Barbara Block, Ph.D.Nobel Conference 48

Charles & Elizabeth Prothro Professor in Marine Sciences and co-director, Tuna Research and Conservation Center, Hopkins Marine Station, Stanford University, Pacific Grove, Calif.

Marine biologist Barbara Block uses a multidisciplinary approach to study how large pelagic fish move around (and stay warm) in the open ocean. She and her team from Stanford University’s Hopkins Marine Station use electronic tags to track large predators—tunas, billfish, and sharks—on their ocean journeys and study how and why their muscle makes heat at a molecular level. Collaborating with the Monterey Bay Aquarium, Block and her colleagues also established and operate the Tuna Research and Conservation Center, a member of the Tagging of Pacific Predators (TOPP) program.

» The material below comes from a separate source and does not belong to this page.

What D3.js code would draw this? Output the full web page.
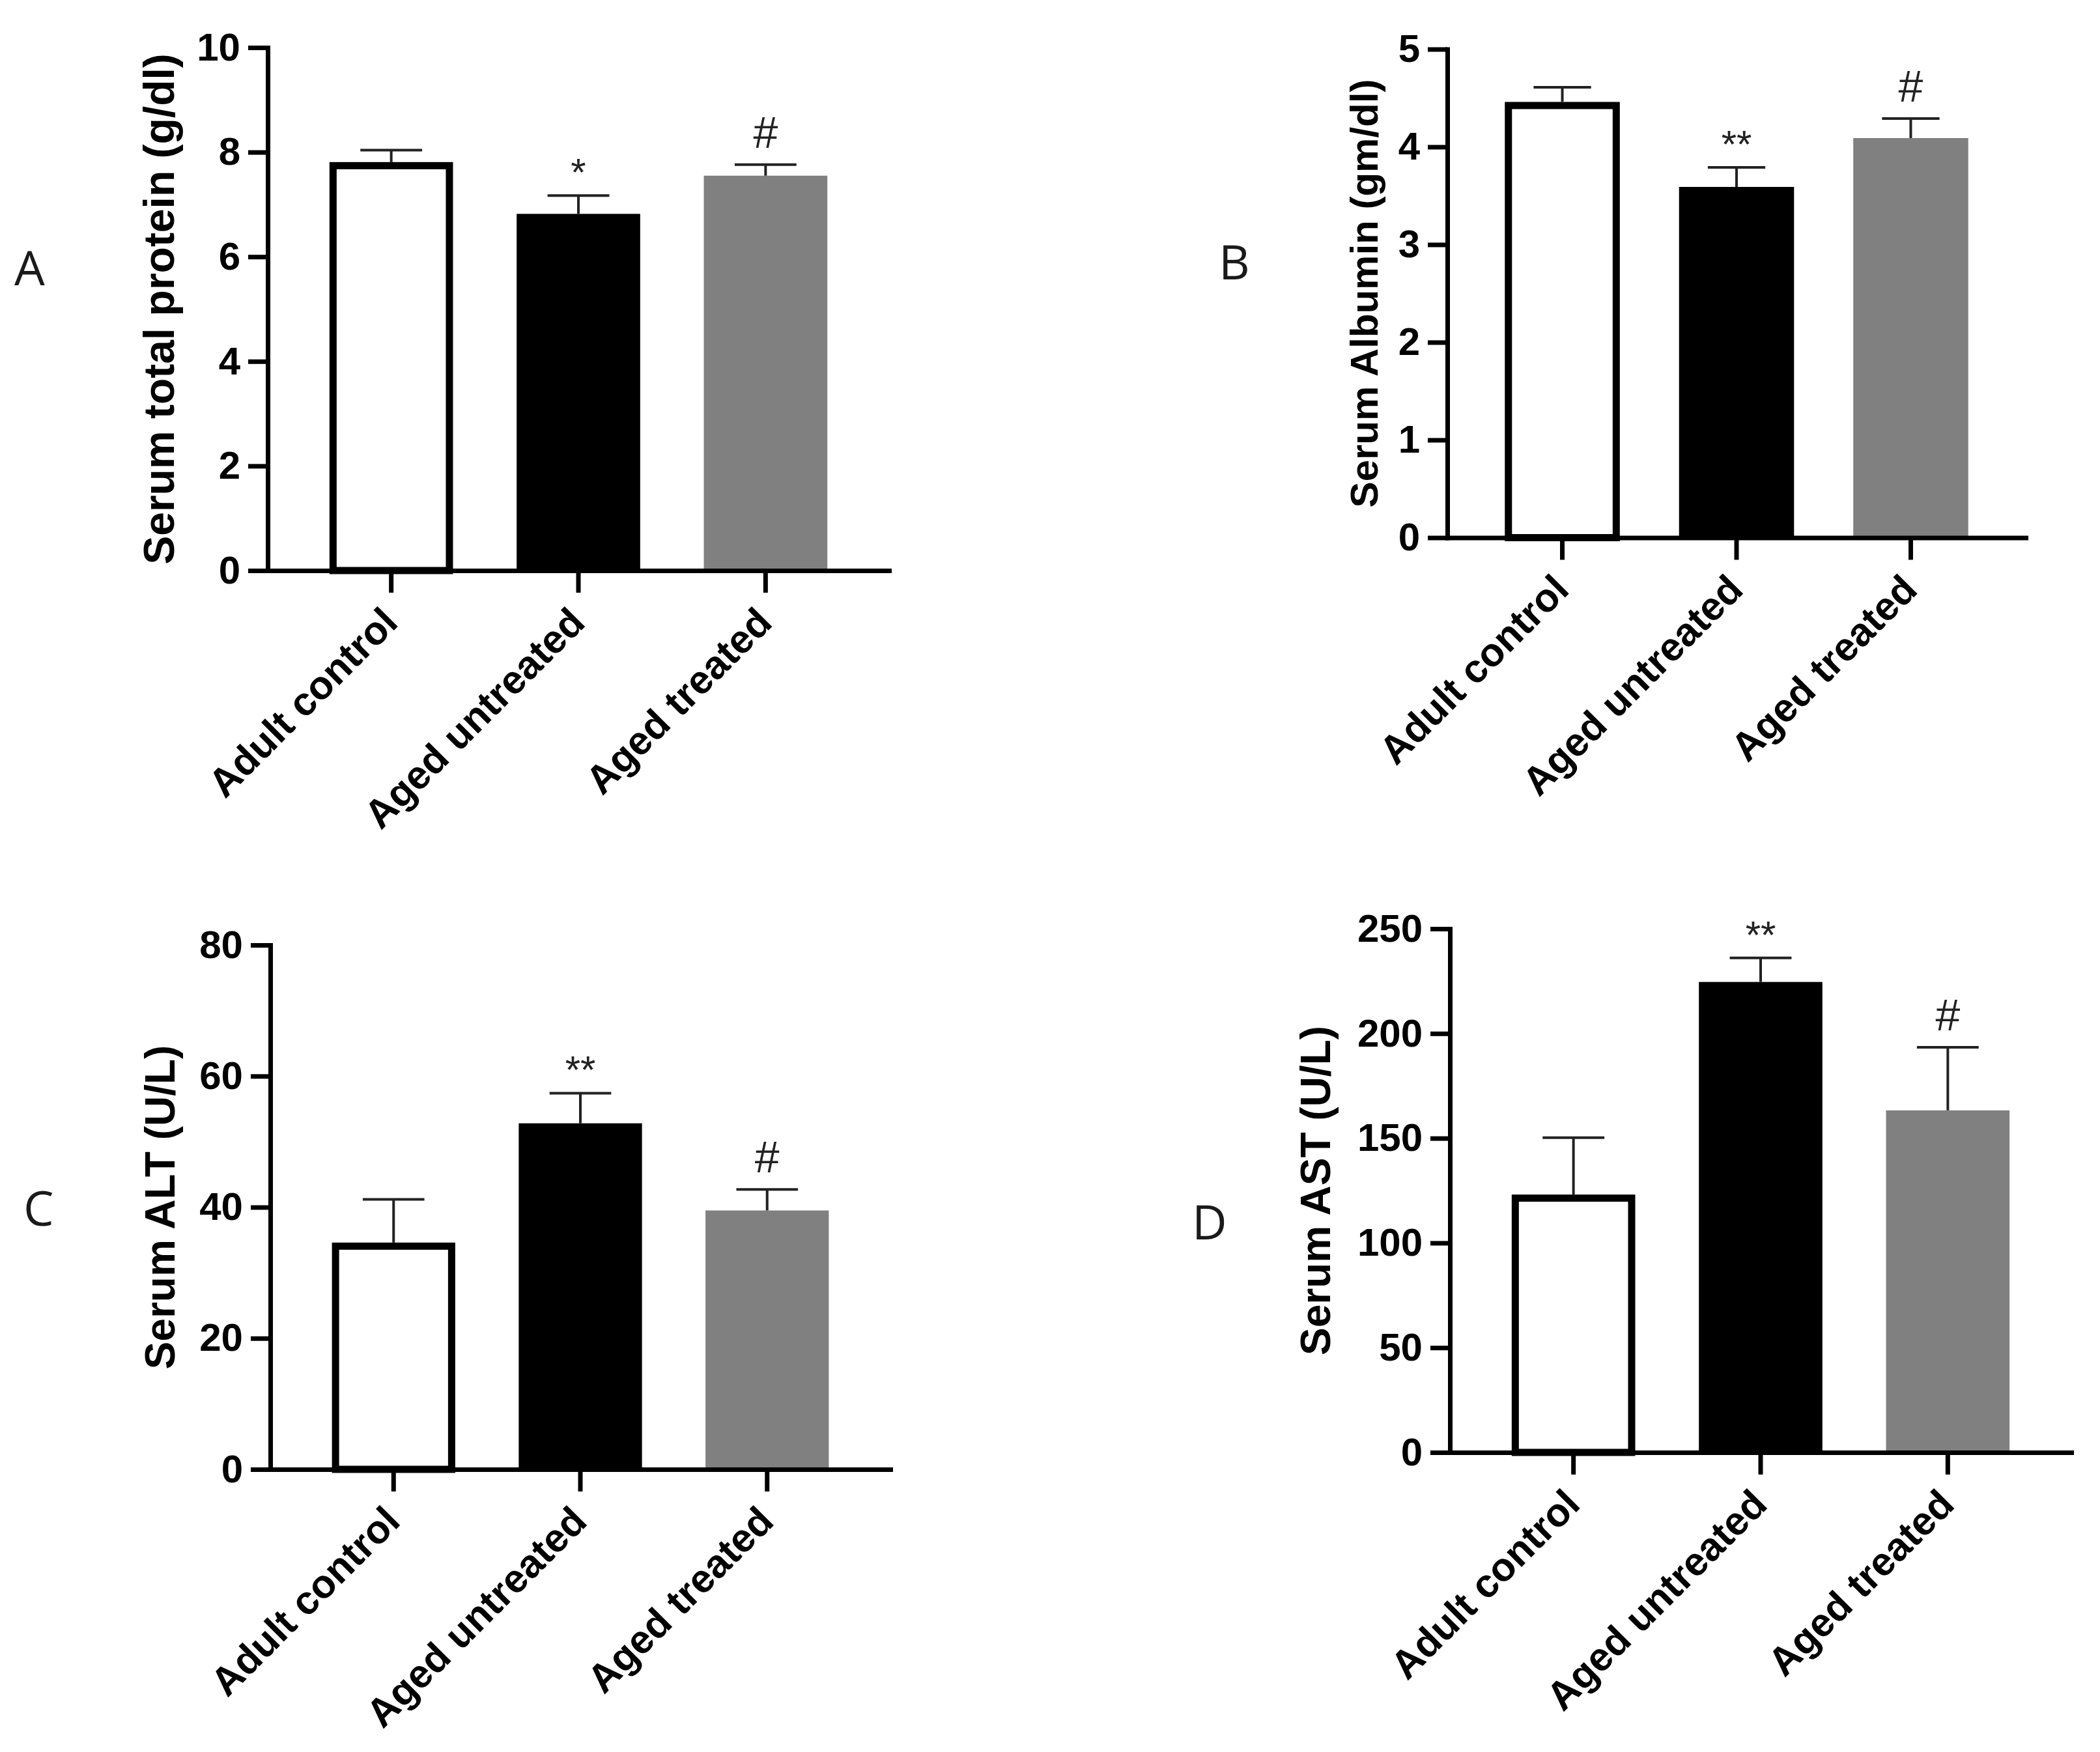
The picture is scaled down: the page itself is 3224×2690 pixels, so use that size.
<!DOCTYPE html>
<html>
<head>
<meta charset="utf-8">
<title>Serum proteins and liver enzymes</title>
<script src="https://cdn.jsdelivr.net/npm/d3@7/dist/d3.min.js"></script>
<style>
  body { margin: 0; background: #fff; }
  svg { display: block; }
</style>
</head>
<body>
<svg id="chart"></svg>
<script>
// groups on the x axis
var categories = ['Adult control', 'Aged untreated', 'Aged treated'];

// mean and SEM
var proteinMean = [7.81, 6.82, 7.55];
var proteinSem  = [0.23, 0.35, 0.21];
var albuminMean = [4.46, 3.59, 4.09];
var albuminSem  = [0.15, 0.20, 0.20];
var altMean = [34.6, 52.8, 39.5];
var altSem  = [6.6, 4.6, 3.2];
var astMean = [123.1, 224.6, 163.3];
var astSem  = [27.2, 11.5, 30.1];

// y tick labels
var proteinTicks = [0, 2, 4, 6, 8, 10];
var albuminTicks = [0, 1, 2, 3, 4, 5];
var altTicks = [0, 20, 40, 60, 80];
var astTicks = [0, 50, 100, 150, 200, 250];

// significance marks above the bars
var proteinSig = ['', '*', '#'];
var albuminSig = ['', '**', '#'];
var altSig = ['', '**', '#'];
var astSig = ['', '**', '#'];

var panelLetters = ['A', 'B', 'C', 'D'];
var yTitles = ['Serum total protein (g/dl)', 'Serum Albumin (gm/dl)', 'Serum ALT (U/L)', 'Serum AST (U/L)'];

var barFills = ['#fff', '#000', '#808080'];

// layout of each panel, in page pixels
var panels = [
  {mean: proteinMean, sem: proteinSem, ticks: proteinTicks, sig: proteinSig,
   left: 411, right: 1365, top: 73, bottom: 876, titleX: 244, titleSize: 66, letterX: 22, letterY: 438},
  {mean: albuminMean, sem: albuminSem, ticks: albuminTicks, sig: albuminSig,
   left: 2222, right: 3110, top: 75.5, bottom: 825.5, titleX: 2094, titleSize: 60, letterX: 1871, letterY: 429},
  {mean: altMean, sem: altSem, ticks: altTicks, sig: altSig,
   left: 415, right: 1367, top: 1451, bottom: 2256, titleX: 246, titleSize: 64, letterX: 36, letterY: 1882},
  {mean: astMean, sem: astSem, ticks: astTicks, sig: astSig,
   left: 2226, right: 3180, top: 1426, bottom: 2230, titleX: 2020, titleSize: 64, letterX: 1830, letterY: 1903}
];

var svg = d3.select('#chart')
  .attr('width', 3224)
  .attr('height', 2690);

svg.append('rect').attr('width', 3224).attr('height', 2690).attr('fill', '#fff');

var boldFont = '"Liberation Sans", Arial, Helvetica, sans-serif';

panels.forEach(function(p, k) {
  var g = svg.append('g');

  var x = d3.scaleBand()
    .domain(categories)
    .range([p.left, p.right])
    .paddingInner(0.34)
    .paddingOuter(0.33);

  var y = d3.scaleLinear()
    .domain([0, d3.max(p.ticks)])
    .range([p.bottom, p.top]);

  var rows = categories.map(function(c, i) {
    return {cat: c, mean: p.mean[i], sem: p.sem[i], sig: p.sig[i], fill: barFills[i]};
  });

  var bw = x.bandwidth();

  // bars (the white one carries a thick inner border)
  g.selectAll('.bar')
    .data(rows)
    .enter()
    .append('rect')
    .attr('class', 'bar')
    .attr('x', function(d) { return d.fill === '#fff' ? x(d.cat) + 5.5 : x(d.cat); })
    .attr('y', function(d) { return d.fill === '#fff' ? y(d.mean) + 5.5 : y(d.mean); })
    .attr('width', function(d) { return d.fill === '#fff' ? bw - 11 : bw; })
    .attr('height', function(d) { return y(0) - y(d.mean) - (d.fill === '#fff' ? 5.5 : 0); })
    .attr('fill', function(d) { return d.fill; })
    .attr('stroke', function(d) { return d.fill === '#fff' ? '#000' : 'none'; })
    .attr('stroke-width', 11);

  // upward error bars
  g.selectAll('.err')
    .data(rows)
    .enter()
    .append('line')
    .attr('class', 'err')
    .attr('x1', function(d) { return x(d.cat) + bw / 2; })
    .attr('x2', function(d) { return x(d.cat) + bw / 2; })
    .attr('y1', function(d) { return y(d.mean); })
    .attr('y2', function(d) { return y(d.mean + d.sem); })
    .attr('stroke', '#222')
    .attr('stroke-width', 4);

  g.selectAll('.cap')
    .data(rows)
    .enter()
    .append('line')
    .attr('class', 'cap')
    .attr('x1', function(d) { return x(d.cat) + bw / 4; })
    .attr('x2', function(d) { return x(d.cat) + bw * 3 / 4; })
    .attr('y1', function(d) { return y(d.mean + d.sem); })
    .attr('y2', function(d) { return y(d.mean + d.sem); })
    .attr('stroke', '#222')
    .attr('stroke-width', 4);

  // * and # marks
  g.selectAll('.sig')
    .data(rows.filter(function(d) { return d.sig; }))
    .enter()
    .append('text')
    .attr('class', 'sig')
    .attr('x', function(d) { return x(d.cat) + bw / 2; })
    .attr('y', function(d) { return y(d.mean + d.sem) - (d.sig === '#' ? 26 : 15); })
    .attr('text-anchor', 'middle')
    .attr('font-family', boldFont)
    .attr('font-size', function(d) { return d.sig === '#' ? 68 : 60; })
    .attr('fill', '#222')
    .text(function(d) { return d.sig; });

  // y axis
  var yAxis = g.append('g')
    .attr('transform', 'translate(' + p.left + ',0)')
    .call(d3.axisLeft(y).tickValues(p.ticks).tickFormat(d3.format('d'))
      .tickSize(30).tickSizeOuter(0).tickPadding(12));

  // x axis
  var xAxis = g.append('g')
    .attr('transform', 'translate(0,' + p.bottom + ')')
    .call(d3.axisBottom(x).tickSize(34).tickSizeOuter(0));

  [yAxis, xAxis].forEach(function(a) {
    a.select('.domain').attr('stroke', '#000').attr('stroke-width', 7).attr('stroke-linecap', 'square');
    a.selectAll('.tick line').attr('stroke', '#000').attr('stroke-width', 7);
    a.selectAll('.tick text')
      .attr('fill', '#000')
      .attr('font-family', boldFont)
      .attr('font-weight', 'bold');
  });

  yAxis.selectAll('.tick text').attr('font-size', 60);

  xAxis.selectAll('.tick text')
    .attr('font-size', 61)
    .attr('x', 0)
    .attr('y', 0)
    .attr('dy', '0.35em')
    .attr('transform', 'translate(-2,68) rotate(-45)')
    .attr('text-anchor', 'end');

  // y axis title
  g.append('text')
    .attr('transform', 'translate(' + p.titleX + ',' + (p.top + p.bottom) / 2 + ') rotate(-90)')
    .attr('dy', '0.35em')
    .attr('text-anchor', 'middle')
    .attr('font-family', boldFont)
    .attr('font-weight', 'bold')
    .attr('font-size', p.titleSize)
    .attr('fill', '#000')
    .text(yTitles[k]);

  // panel letter
  g.append('text')
    .attr('x', p.letterX)
    .attr('y', p.letterY)
    .attr('font-family', '"Open Sans", "Noto Sans", sans-serif')
    .attr('font-size', 74)
    .attr('fill', '#1a1a1a')
    .text(panelLetters[k]);
});
</script>
</body>
</html>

Block earned a bachelor’s degree in biology from the University of Vermont (1980) and her doctorate in zoology from Duke University (1986). After working as a postdoctoral fellow at the University of Pennsylvania, she was with the University of Chicago before joining the Stanford University faculty in 1994. She is the recipient of a National Science Foundation Presidential Young Investigator award and in 1996 was awarded a so-called “genius” award from the John D. and Catherine T. MacArthur Foundation.